I’m not sure why I’ve been sewing so many French patterns lately! The République du Chiffon Camille top was fun to try to decipher (what with all the steering wheels and dead bites and what-not in the instructions), then it was this DP Studio pattern, and I’m completing the French hat trick (pronounced “at trick”, of course) with Jalie. Ok, technically Jalie is Canadian, not French, but it is a Quebec-based company run by several very charming native French speakers, so I’m counting it!
This is Jalie’s Adele Flutter Top, model #3888. Let me just be clear right at the get-go. I am NOT a ruffle kinda girl. Wearing ruffles makes me feel like I’m being swarmed by gnats that I have to bat away regularly. (What IS that extra bit of movement? <bat bat> What is sprouting from my shoulders? <bat bat> What the hell are all these sticky-outy bits fluttering in the breeze? <bat bat>)
Or so I thought! At PR-Weekend in June 2018, Jalie was there to give demos and had garment samples on hand. (PR Weekend is a yearly meet-up organized by Sewing Pattern Review — a bit more on that in an earlier post.) I tried on this sample, which was exactly my size, and I realized I was perhaps wrong about the no-ruffle thing:
And then I found this cute, textured poly-crepe (on sale for $4/m at Fabricland) which is a perfect match for the pattern. Look at dem cute little flowers! (Ironically also not my thing. Big-ass bold florals, yes; small scale florals, not so much.
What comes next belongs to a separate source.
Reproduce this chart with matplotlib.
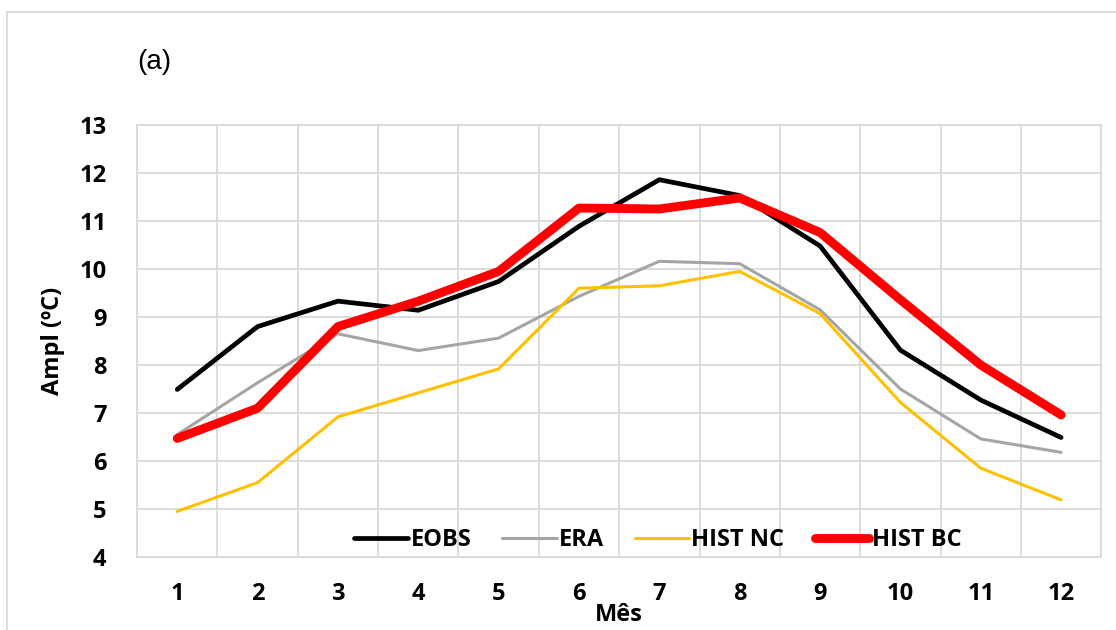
import matplotlib
matplotlib.use("Agg")
import matplotlib.pyplot as plt
from matplotlib.patches import Rectangle
import numpy as np

months = [1, 2, 3, 4, 5, 6, 7, 8, 9, 10, 11, 12]
eobs = [7.49, 8.80, 9.33, 9.14, 9.74, 10.89, 11.86, 11.53, 10.48, 8.31, 7.27, 6.49]
era = [6.55, 7.63, 8.65, 8.30, 8.56, 9.43, 10.16, 10.11, 9.15, 7.50, 6.46, 6.18]
hist_nc = [4.95, 5.55, 6.92, 7.42, 7.92, 9.60, 9.65, 9.95, 9.07, 7.22, 5.85, 5.19]
hist_bc = [6.47, 7.10, 8.80, 9.33, 9.95, 11.27, 11.25, 11.48, 10.76, 9.36, 8.00, 6.96]

labels = ["EOBS", "ERA", "HIST NC", "HIST BC"]
colors = ["black", "#A5A5A5", "#FFC000", "#FF0000"]
widths = [3.4, 2.2, 2.2, 6.4]
grid_c = "#D9D9D9"
fs = 17

plt.rcParams['font.family'] = ['Open Sans', 'DejaVu Sans']
plt.rcParams['font.weight'] = 'bold'

fig = plt.figure(figsize=(11.16, 6.3), dpi=100)
ax = fig.add_axes([0.1228, 0.1159, 0.864, 0.6857])

''' the lines '''
for y, lab, c, lw in zip([eobs, era, hist_nc, hist_bc], labels, colors, widths):
    ax.plot(months, y, color=c, lw=lw, label=lab, solid_capstyle="round", solid_joinstyle="round")

''' axes and grid '''
ax.set_xlim(0.5, 12.5); ax.set_ylim(4, 13)
ax.set_xticks(months)
ax.set_xticks(np.arange(0.5, 13, 1), minor=True)
ax.set_yticks(range(4, 14))
ax.grid(which="minor", axis="x", color=grid_c, lw=1.3)
ax.grid(which="major", axis="y", color=grid_c, lw=1.3)
ax.set_axisbelow(True)
for s in ax.spines.values():
    s.set_color(grid_c); s.set_linewidth(1.3)
ax.tick_params(which="both", length=0)
ax.tick_params(axis="x", pad=18)
ax.tick_params(axis="y", pad=22)
for t in ax.get_xticklabels() + ax.get_yticklabels():
    t.set_fontsize(fs); t.set_fontweight("bold")

ax.set_xlabel("Mês", fontsize=fs, fontweight="bold", labelpad=-2)
ax.set_ylabel("Ampl (ºC)", fontsize=fs, fontweight="bold", labelpad=10)

''' legend '''
leg = ax.legend(loc="lower center", bbox_to_anchor=(0.54, -0.01), ncol=4, frameon=False,
                prop={"weight": "bold", "size": fs},
                handlelength=2.3, handletextpad=0.1, columnspacing=1.3, borderaxespad=0.0)

''' panel letter and outer frame '''
fig.text(137 / 1116, 1 - 62 / 630, "(a)", fontsize=20, family="Liberation Sans",
         fontweight="normal", va="center", ha="left")
fig.add_artist(Rectangle((7 / 1116, -0.1), 1.2, 1 - 12 / 630 + 0.1, transform=fig.transFigure,
                         fill=False, edgecolor=grid_c, lw=1.3))

fig.savefig("out.png", dpi=100)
I’m going waaaay out of my comfort zone here, people!)
I asked for 2m, and there was an extra half meter or so left on the bolt, so they threw that in and I got 2.5m for $8. This top only took up about 1m of fabric so there’s enough for another top leftover. Bargain! My mom would be proud. (I hope she is reading this. She is the OG of bargainistas. Mom, I’ll explain what that means when I see you later.)
The neckline is bound with bias tape. I used pre-made bias tape which saved some yardage on my fabric, plus LAZY. Ain’t nobody here got time to make bias tape, especially out of this shifty, fraying fabric!
I haven’t quite mastered the technique of getting woven, bias-bound necklines to lay flat…they always seem to want to stick up a bit. Any tips on that for me?
The top can also be tied in the back for a more streamlined look in front:
- I can safely add a bit of ruffle to my style comfort zone!
- I *could* add small-scale florals to my style comfort zone…but let’s be real. I’d much rather be wearing the cool black and white graphic print on the sample garment than tiny flowers. I’m allowing tiny flowers in this case because they pass for cherries if you squint.
- This poly-crepe, while not containing any elastane, has a bit of ‘mechanical’ stretch; that is, the texture and the loose-ish weave allow for some flexing, so I’m not having my usual “why-the-hell-did-I-sew-a-woven-top-this-is-so-uncomfortable” regrets.
- I usually avoid polyester fabric. Again, it was the Jalie sample garment that made me realize there are situations in which it can be a good choice, and I think this fabric really works with this design. I think this could easily work with a knit or a rayon woven also.
Merci pour avoir passé par ici! À bientôt!